Dáil debates

Wednesday, 23 May 2018

Judicial Appointments Commission Bill 2017: Report Stage (Resumed)

 

5:20 pm

Photo of Clare DalyClare Daly (Dublin Fingal, Independent) | Oireachtas source

We, as much as our colleagues on the justice committee, have given this massive, careful and due consideration and I agree with the points made by Deputy Wallace that it has to be withdrawn. What was put out there, with absolute fanfare, as the supposedly greatest radical reform in appointments to the Judiciary in the history of the State has turned out to be an absolute and utter debacle in terms of what went on here last night. It actually copper-fastens political influence in the process and makes for more political interference than existed previously. While the Minister said that what we are doing here is legally sound and workable, I do not think he can say that because we are buying a pig in a poke.

In fact, such was the mess last night, we do not know what we are buying here. We know that side deals are being done and people are being brought on side with various commitments but that makes a nonsense of what is one of our most important areas of work, because the role of the Judiciary is absolutely critical.

While I do not think the amendments were perfect, nor do I think they were dreadful but the scenario we have got ourselves into is worse now. It would be best all round to withdraw the Bill because people have been contradicting themselves. Last night, Fianna Fáil, the Green Party and the Labour Party voted to reduce the numbers and then voted to put three extra people on. It is absolute lunacy. Sinn Féin Members were doing side deals. They said on the record that they would vote for the position outlined in Deputy Wallace's amendment, in which the presidents of the District and Circuit Courts would be put back in, but that they did not want the Attorney General in and wanted a lay majority. Although this was provided for in Deputy Wallace's amendment, they did not support it because they had done a deal with the Government, presumably on sentencing, which will not be really enforceable anyway.

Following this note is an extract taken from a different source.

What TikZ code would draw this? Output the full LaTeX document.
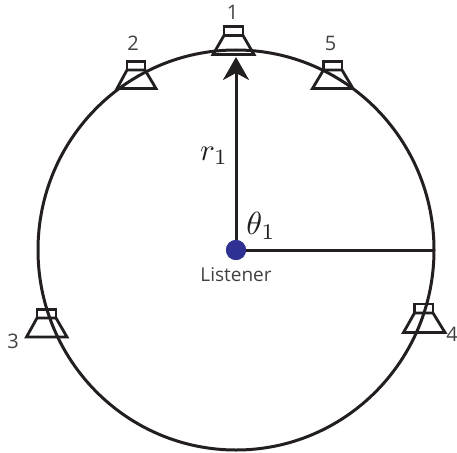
\documentclass[tikz,border=0pt]{standalone}
\usepackage{graphicx}
\usepackage{fontspec}
\newfontfamily\labelfont{Open Sans}
\usetikzlibrary{arrows.meta}
\definecolor{ink}{HTML}{231F20}
\definecolor{dotblue}{HTML}{2E3192}
\definecolor{labelgray}{HTML}{414042}
\tikzset{
  x=1pt,y=-1pt,
  ring/.style={draw=ink,line width=3pt},
  spk/.style={draw=ink,line width=2.8pt,miter limit=10},
  numlabel/.style={font=\labelfont\fontsize{20}{20}\selectfont,text=labelgray,inner sep=0pt},
  mathlabel/.style={text=ink,inner sep=0pt},
  ray/.style={draw=ink,line width=3pt},
}
\newcommand{\speaker}[7]{% boxL boxR boxT boxB baseL baseR baseY
  \draw[spk] (#1,#3) rectangle (#2,#4);
  \draw[spk] (#1,#4) -- (#5,#7) -- (#6,#7) -- (#2,#4) -- cycle;
}
\begin{document}
\begin{tikzpicture}
\useasboundingbox (0,0) rectangle (457,452);
\coordinate (c) at (236,250);
\coordinate (rim) at (434,250);
\coordinate (top) at (236,57);
\draw[ring] (c) ellipse [x radius=198,y radius=200];
\speaker{224}{243}{26.5}{35.5}{213}{254}{54.5}
\speaker{127}{145}{61.5}{70}{117}{156}{88.5}
\speaker{323.5}{342}{61.5}{70}{312.5}{353}{88.5}
\speaker{37}{56}{309.5}{318}{26.5}{67}{337}
\speaker{414.5}{433}{304}{313}{403.5}{445}{332.5}
\node[circle,fill=dotblue,minimum size=20pt,inner sep=0pt] (listener) at (c) {};
\draw[ray] (listener.center) -- (rim);
\draw[ray,-{Stealth[length=23pt,width=26pt,inset=7pt]}] (listener.center) -- (top);
\node[circle,fill=dotblue,minimum size=20pt,inner sep=0pt] at (c) {};
\node[font=\labelfont\fontsize{19}{19}\selectfont,text=labelgray,inner sep=0pt] (lbl) at (236,275) {Listener};
\node[mathlabel] (r) at (214,156) {\scalebox{3.1}{$r_1$}};
\node[mathlabel] (t) at (261,226) {\scalebox{3.2}{$\theta_1$}};
\node[numlabel] (n1) at (232.5,12) {1};
\node[numlabel] (n2) at (133,43) {2};
\node[numlabel] (n5) at (330.5,43) {5};
\node[numlabel] (n3) at (13,341) {3};
\node[numlabel] (n4) at (452,334) {4};
\end{tikzpicture}
\end{document}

The Minister says this was not rushed and that we are not being hasty with amendments being brought back here. This time last year, the Minister's predecessor sat down with the heads of the Department of Justice and Equality and committed that the number one item of priority legislation was on mandatory inquests in respect of maternal deaths, in the form of the proposed coroners (amendment) Bill. We discussed the timescale and the possibilities for its enactment by last summer, not this summer. I raised it with the Minister and raised it with the Taoiseach in February, who told me it would be published that month. The Minister told me in March it would be published later that month but there has been nothing. Where is the rush there? This is a nonsense, particularly when one sees the Judicial Council Bill languishing in the Seanad. That is an opportunity for real reform but we get this nonsense. It is a disgrace.